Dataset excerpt
* BEGIN *
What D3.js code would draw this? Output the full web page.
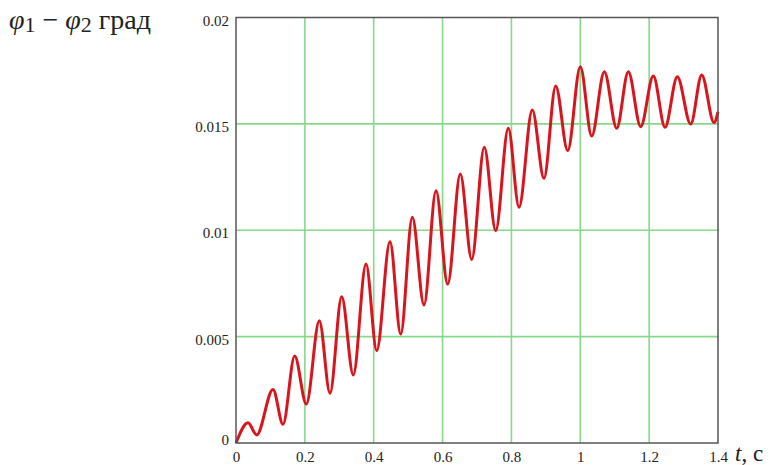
<!DOCTYPE html>
<html>
<head>
<meta charset="utf-8">
<script src="https://cdn.jsdelivr.net/npm/d3@7/dist/d3.min.js"></script>
<style>
html,body{margin:0;padding:0;background:#fff;}
svg{display:block;}
</style>
</head>
<body>
<svg id="chart" width="777" height="465"></svg>
<script>
// Local extrema of the oscillating phase difference (t in s, value in degrees)
const timeS = [0, 0.0349, 0.0601, 0.1075, 0.1365, 0.1705, 0.2042, 0.2420, 0.2730, 0.3070, 0.3407,
  0.3776, 0.4087, 0.4473, 0.4784, 0.5121, 0.5461, 0.5809, 0.6149, 0.6515, 0.6846,
  0.7212, 0.7543, 0.7909, 0.8220, 0.8606, 0.8946, 0.9286, 0.9635, 1.0001, 1.0332,
  1.0698, 1.1058, 1.1395, 1.1755, 1.2121, 1.2461, 1.2818, 1.3207, 1.3527, 1.3884, 1.4];
const phaseDiff = [0, 0.00095, 0.00038, 0.00252, 0.00088, 0.00409, 0.00183, 0.00575, 0.00234, 0.00688, 0.00320,
  0.00841, 0.00434, 0.00946, 0.00512, 0.01061, 0.00649, 0.01186, 0.00747, 0.01264, 0.00863,
  0.01390, 0.00998, 0.01479, 0.01108, 0.01565, 0.01244, 0.01678, 0.01374, 0.01769, 0.01443,
  0.01745, 0.01479, 0.01745, 0.01487, 0.01725, 0.01484, 0.01722, 0.01499, 0.01730, 0.01506, 0.01556];
const xTicks = [0, 0.2, 0.4, 0.6, 0.8, 1, 1.2, 1.4];
const yTicks = [0, 0.005, 0.01, 0.015, 0.02];
const xTickLabels = ["0", "0.2", "0.4", "0.6", "0.8", "1", "1.2", "1.4"];
const yTickLabels = ["0", "0.005", "0.01", "0.015", "0.02"];

const svg = d3.select("#chart");
const L = 236, R = 718, T = 17.5, B = 443;
const x = d3.scaleLinear().domain([0, 1.4]).range([L, R]);
const y = d3.scaleLinear().domain([0, 0.02]).range([B, T]);
const serif = "'Liberation Serif', 'DejaVu Serif', serif";

// grid
const gridColor = "#86d98a";
svg.append("g").selectAll("line.gx").data(xTicks.slice(1, -1)).join("line")
  .attr("x1", d => x(d)).attr("x2", d => x(d)).attr("y1", T).attr("y2", B)
  .attr("stroke", gridColor).attr("stroke-width", 1.6);
svg.append("g").selectAll("line.gy").data(yTicks.slice(1, -1)).join("line")
  .attr("y1", d => y(d)).attr("y2", d => y(d)).attr("x1", L).attr("x2", R)
  .attr("stroke", gridColor).attr("stroke-width", 1.6);

// curve
const pts = timeS.map((t, i) => [t, phaseDiff[i]]);
svg.append("path").datum(pts)
  .attr("d", d3.line().x(d => x(d[0])).y(d => y(d[1])).curve(d3.curveMonotoneX))
  .attr("fill", "none").attr("stroke", "#d9141c").attr("stroke-width", 3)
  .attr("stroke-linejoin", "round");

// frame
svg.append("rect").attr("x", L).attr("y", T).attr("width", R - L).attr("height", B - T)
  .attr("fill", "none").attr("stroke", "#555").attr("stroke-width", 1.5);

// axes labels via d3 axes (no lines)
const xAxis = d3.axisBottom(x).tickValues(xTicks).tickFormat((d, i) => xTickLabels[i]).tickSize(0).tickPadding(8);
const gx = svg.append("g").attr("transform", `translate(0,${B})`).call(xAxis);
gx.select(".domain").remove();
gx.selectAll("text").attr("font-family", serif).attr("font-size", 15).attr("fill", "#222");

const yAxis = d3.axisLeft(y).tickValues(yTicks).tickFormat((d, i) => yTickLabels[i]).tickSize(0).tickPadding(7);
const gy = svg.append("g").attr("transform", `translate(${L},0)`).call(yAxis);
gy.select(".domain").remove();
gy.selectAll("text").attr("font-family", serif).attr("font-size", 15).attr("fill", "#222")
  .attr("dy", (d, i) => (d === 0 ? "0.1em" : "0.5em"));

// x-axis title
const xt = svg.append("text").attr("x", 735).attr("y", 461).attr("font-family", serif)
  .attr("font-size", 23).attr("fill", "#222");
xt.append("tspan").attr("font-style", "italic").text("t");
xt.append("tspan").text(", c");

// y-axis title
const yt = svg.append("text").attr("x", 9).attr("y", 29).attr("font-family", serif)
  .attr("font-size", 28).attr("fill", "#222");
yt.append("tspan").attr("font-style", "italic").text("φ");
yt.append("tspan").attr("font-size", 22).attr("dy", 3).text("1");
yt.append("tspan").attr("dy", -3).text(" − ");
yt.append("tspan").attr("font-style", "italic").text("φ");
yt.append("tspan").attr("font-size", 22).attr("dy", 3).text("2");
yt.append("tspan").attr("dy", -3).text(" град");
</script>
</body>
</html>
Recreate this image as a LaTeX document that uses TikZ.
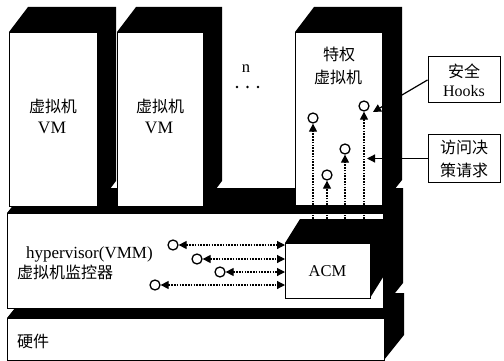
* END *
• **Problem details**
Pictures stay out; reproduce every line of the records exactly.

• **Result**
What D3.js code would draw this? Output the full web page.
<!DOCTYPE html>
<html>
<head>
<meta charset="utf-8">
<script src="https://cdn.jsdelivr.net/npm/d3@7/dist/d3.min.js"></script>
<style>
html,body{margin:0;padding:0;background:#fff;}
svg{display:block;}
</style>
</head>
<body>
<svg id="chart" width="777" height="465"></svg>
<script>
// Local extrema of the oscillating phase difference (t in s, value in degrees)
const timeS = [0, 0.0349, 0.0601, 0.1075, 0.1365, 0.1705, 0.2042, 0.2420, 0.2730, 0.3070, 0.3407,
  0.3776, 0.4087, 0.4473, 0.4784, 0.5121, 0.5461, 0.5809, 0.6149, 0.6515, 0.6846,
  0.7212, 0.7543, 0.7909, 0.8220, 0.8606, 0.8946, 0.9286, 0.9635, 1.0001, 1.0332,
  1.0698, 1.1058, 1.1395, 1.1755, 1.2121, 1.2461, 1.2818, 1.3207, 1.3527, 1.3884, 1.4];
const phaseDiff = [0, 0.00095, 0.00038, 0.00252, 0.00088, 0.00409, 0.00183, 0.00575, 0.00234, 0.00688, 0.00320,
  0.00841, 0.00434, 0.00946, 0.00512, 0.01061, 0.00649, 0.01186, 0.00747, 0.01264, 0.00863,
  0.01390, 0.00998, 0.01479, 0.01108, 0.01565, 0.01244, 0.01678, 0.01374, 0.01769, 0.01443,
  0.01745, 0.01479, 0.01745, 0.01487, 0.01725, 0.01484, 0.01722, 0.01499, 0.01730, 0.01506, 0.01556];
const xTicks = [0, 0.2, 0.4, 0.6, 0.8, 1, 1.2, 1.4];
const yTicks = [0, 0.005, 0.01, 0.015, 0.02];
const xTickLabels = ["0", "0.2", "0.4", "0.6", "0.8", "1", "1.2", "1.4"];
const yTickLabels = ["0", "0.005", "0.01", "0.015", "0.02"];

const svg = d3.select("#chart");
const L = 236, R = 718, T = 17.5, B = 443;
const x = d3.scaleLinear().domain([0, 1.4]).range([L, R]);
const y = d3.scaleLinear().domain([0, 0.02]).range([B, T]);
const serif = "'Liberation Serif', 'DejaVu Serif', serif";

// grid
const gridColor = "#86d98a";
svg.append("g").selectAll("line.gx").data(xTicks.slice(1, -1)).join("line")
  .attr("x1", d => x(d)).attr("x2", d => x(d)).attr("y1", T).attr("y2", B)
  .attr("stroke", gridColor).attr("stroke-width", 1.6);
svg.append("g").selectAll("line.gy").data(yTicks.slice(1, -1)).join("line")
  .attr("y1", d => y(d)).attr("y2", d => y(d)).attr("x1", L).attr("x2", R)
  .attr("stroke", gridColor).attr("stroke-width", 1.6);

// curve
const pts = timeS.map((t, i) => [t, phaseDiff[i]]);
svg.append("path").datum(pts)
  .attr("d", d3.line().x(d => x(d[0])).y(d => y(d[1])).curve(d3.curveMonotoneX))
  .attr("fill", "none").attr("stroke", "#d9141c").attr("stroke-width", 3)
  .attr("stroke-linejoin", "round");

// frame
svg.append("rect").attr("x", L).attr("y", T).attr("width", R - L).attr("height", B - T)
  .attr("fill", "none").attr("stroke", "#555").attr("stroke-width", 1.5);

// axes labels via d3 axes (no lines)
const xAxis = d3.axisBottom(x).tickValues(xTicks).tickFormat((d, i) => xTickLabels[i]).tickSize(0).tickPadding(8);
const gx = svg.append("g").attr("transform", `translate(0,${B})`).call(xAxis);
gx.select(".domain").remove();
gx.selectAll("text").attr("font-family", serif).attr("font-size", 15).attr("fill", "#222");

const yAxis = d3.axisLeft(y).tickValues(yTicks).tickFormat((d, i) => yTickLabels[i]).tickSize(0).tickPadding(7);
const gy = svg.append("g").attr("transform", `translate(${L},0)`).call(yAxis);
gy.select(".domain").remove();
gy.selectAll("text").attr("font-family", serif).attr("font-size", 15).attr("fill", "#222")
  .attr("dy", (d, i) => (d === 0 ? "0.1em" : "0.5em"));

// x-axis title
const xt = svg.append("text").attr("x", 735).attr("y", 461).attr("font-family", serif)
  .attr("font-size", 23).attr("fill", "#222");
xt.append("tspan").attr("font-style", "italic").text("t");
xt.append("tspan").text(", c");

// y-axis title
const yt = svg.append("text").attr("x", 9).attr("y", 29).attr("font-family", serif)
  .attr("font-size", 28).attr("fill", "#222");
yt.append("tspan").attr("font-style", "italic").text("φ");
yt.append("tspan").attr("font-size", 22).attr("dy", 3).text("1");
yt.append("tspan").attr("dy", -3).text(" − ");
yt.append("tspan").attr("font-style", "italic").text("φ");
yt.append("tspan").attr("font-size", 22).attr("dy", 3).text("2");
yt.append("tspan").attr("dy", -3).text(" град");
</script>
</body>
</html>
Recreate this image as a LaTeX document that uses TikZ.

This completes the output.